JAKARTA - Indonesia Investment Authority (INA) menyebut, ada empat penyebab investor global masih enggan berinvestasi langsung ke proyek-proyek jalan tol di Tanah Air.
Pertama, investor global cenderung tertarik melakukan akuisisi tol-tol eksisting yang sudah jelas trafiknya sebagai imbal hasil investasi ketimbang membangun proyek baru dari masa konstruksi hingga pengoperasian.
Ketua Dewan Direktur INA Ridha Wirakusumah menilai, jika harus berinvestasi dari proses konstruksinya membutuhkan biaya lebih besar, terutama dari sisi pengadaan lahan. Selain itu, juga belum ada jaminan trafik hingga masalah operasionalnya.
"Yang pertama, mereka itu lebih suka berinvestasi kepada aset-aset brownfield karena kalau yang greenfield itu suka masih ada masalah kebebasan lahannya atau ada hal-hal operasionalnya, itu yang pertama," kata Ridha dalam acara Creative Infrastructure Financing Day di Gedung Kementerian PUPR, Jakarta, Rabu, 13 Desember.
Kedua, investor global cenderung berminat menjadi pemilik saham mayoritas dan/atau joint control.

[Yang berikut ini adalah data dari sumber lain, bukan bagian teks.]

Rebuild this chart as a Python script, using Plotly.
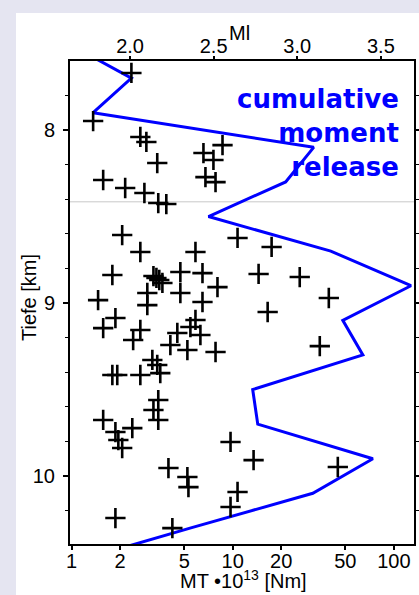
import plotly.graph_objects as go

# Earthquake moment (MT, x 10^13 Nm) and depth (km)
mt = [2.35, 1.36, 2.67, 2.91, 3.40, 1.57, 2.15, 2.83, 3.45, 3.87,
      8.64, 6.58, 7.59, 6.77, 7.82,
      2.06, 2.67, 5.87, 1.79, 3.22, 3.36, 3.50, 3.66, 4.73, 6.49,
      8.04, 2.95, 4.73, 6.49, 1.46, 2.95, 1.87, 1.57, 2.67, 2.41,
      4.53, 5.46, 5.87, 6.30, 4.10, 5.23, 7.82, 3.17, 3.40, 3.55,
      1.79, 1.92, 2.67, 3.45, 3.22, 3.45, 1.57, 1.87, 2.38, 1.95,
      2.06, 9.69, 3.99, 5.23, 5.31, 13.47, 44.89, 10.71, 9.69, 1.87,
      4.22, 10.71, 17.43, 14.47, 26.05, 39.47, 16.47, 34.69]
depth = [7.67, 7.948, 8.040, 8.069, 8.191, 8.289, 8.335, 8.364, 8.422, 8.428,
         8.087, 8.133, 8.173, 8.272, 8.301,
         8.607, 8.705, 8.705, 8.838, 8.844, 8.855, 8.867, 8.884, 8.821, 8.827,
         8.908, 8.942, 8.942, 8.994, 8.983, 9.012, 9.087, 9.145, 9.156, 9.214,
         9.173, 9.139, 9.098, 9.185, 9.243, 9.272, 9.283, 9.329, 9.358, 9.405,
         9.416, 9.416, 9.416, 9.561, 9.618, 9.676, 9.676, 9.746, 9.723, 9.792,
         9.838, 9.803, 9.954, 10.006, 10.064, 9.908, 9.948, 10.092, 10.179, 10.243,
         10.301, 8.624, 8.676, 8.832, 8.850, 8.971, 9.052, 9.249]

# cumulative moment release per 0.2 km depth bin
line_depth = [7.5, 7.7, 7.9, 8.1, 8.3, 8.5, 8.7, 8.9, 9.1, 9.3, 9.5, 9.7, 9.9, 10.1, 10.3, 10.5]
line_mt = [0.95, 2.35, 1.36, 31.8, 21.3, 7.07, 40.6, 127.7, 48.2, 64.2, 13.3, 14.3, 74.1, 31.4, 5.5, 1.0]

mt_ticks = [1, 2, 5, 10, 20, 50, 100]
ml_ticks = [2.0, 2.5, 3.0, 3.5]
depth_ticks = [8, 9, 10]
marker_depth = 8.415

FONT = "Liberation Sans, Arial, sans-serif"

fig = go.Figure()
fig.add_trace(go.Scatter(x=line_mt, y=line_depth, mode="lines",
                         line=dict(color="#0000ff", width=3), hoverinfo="skip"))
fig.add_trace(go.Scatter(x=mt, y=depth, mode="markers",
                         marker=dict(symbol="cross-thin", size=14.5,
                                     line=dict(color="black", width=2.6)),
                         hoverinfo="skip"))
fig.add_trace(go.Scatter(x=[2.0], y=[None], xaxis="x2", mode="markers",
                         showlegend=False, hoverinfo="skip"))

fig.add_shape(type="rect", xref="paper", yref="paper",
              x0=-0.157, x1=1.1, y0=-0.2, y1=1.0994,
              fillcolor="white", line=dict(width=0), layer="below")
fig.add_shape(type="line", xref="paper", yref="y", x0=0, x1=1,
              y0=marker_depth, y1=marker_depth,
              line=dict(color="#c8c8c8", width=1), layer="below")

fig.add_annotation(text="cumulative<br>moment<br>release", xref="paper", yref="paper",
                   x=0.962, y=0.851, xanchor="right", yanchor="middle", align="right",
                   showarrow=False,
                   font=dict(family="DejaVu Sans", size=26, color="#0000ff", weight="bold"))

# axis titles
fig.add_annotation(text="Tiefe [km]", xref="paper", yref="paper", x=-0.1192, y=0.5114,
                   xanchor="center", yanchor="middle", textangle=-90, showarrow=False,
                   font=dict(family=FONT, size=20, color="black"))
fig.add_annotation(text="Ml", xref="paper", yref="paper", x=0.494, y=1.058,
                   xanchor="center", yanchor="middle", showarrow=False,
                   font=dict(family=FONT, size=20, color="black"))
fig.add_annotation(text="MT •10<sup>13</sup> [Nm]", xref="paper", yref="paper",
                   x=0.503, y=-0.0725, xanchor="center", yanchor="middle",
                   showarrow=False, font=dict(family=FONT, size=20, color="black"))

fig.update_layout(
    width=419, height=595,
    margin=dict(l=70, r=5, t=61, b=51),
    paper_bgcolor="#e5e5f1", plot_bgcolor="white",
    showlegend=False,
    font=dict(family=FONT, color="black", size=20),
    xaxis=dict(type="log", range=[-0.01, 2.125], tickvals=mt_ticks,
               ticktext=[str(v) for v in mt_ticks], automargin=False,
               ticks="outside", ticklen=4, tickwidth=1.5, tickcolor="black",
               showline=True, linecolor="black", linewidth=2, showgrid=False,
               zeroline=False, tickfont=dict(size=20), ticklabelstandoff=-6),
    xaxis2=dict(overlaying="x", side="top", anchor="y", range=[1.641, 3.698],
                tickvals=ml_ticks, ticktext=["%.1f" % v for v in ml_ticks],
                automargin=False,
                ticks="outside", ticklen=3, tickwidth=1.5, tickcolor="black",
                showline=True, linecolor="black", linewidth=2, showgrid=False,
                zeroline=False, tickfont=dict(size=20), ticklabelstandoff=-5),
    yaxis=dict(range=[10.393, 7.601], tickvals=depth_ticks, automargin=False,
               ticks="outside", ticklen=5, tickwidth=1.5, tickcolor="black",
               minor=dict(dtick=0.2, tick0=8, ticks="outside", ticklen=3,
                          tickcolor="black", tickwidth=1),
               showline=True, linecolor="black", linewidth=2, mirror="ticks",
               showgrid=False, zeroline=False, tickfont=dict(size=20),
               ticklabelstandoff=4),
)

fig.write_html("out.html", config={"displayModeBar": False},
               post_script="document.body.style.margin='0px';")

"Pada umumnya, investor global ingin memiliki kontrol signifikan atas keputusan operasional, keuangan, dan strategis," ujar Ridha.
BACA JUGA:
Ketiga, investor global lebih memilih proyek-proyek infrastruktur, misalnya jalan tol yang punya risiko trafik dapat diperkirakan. Investor cenderung memilih ruas yang layak dari sisi keekonomian alias ada proteksi dari sisi pendapatan dan bisa menjamin pendapatan minimal.
Keempat adalah dari sisi kepastian hukum. Artinya, investor perlu memiliki keyakinan terhadap seluruh hak dan kewajiban dalam perjanjian konsesi dapat dijalankan sesuai kesepakatan dengan pemerintah.
"Memang ada risiko trafik, tapi ini sesuatu yang bisa kami siasati atau ada skema yang bisa kami kembangkan," imbuhnya.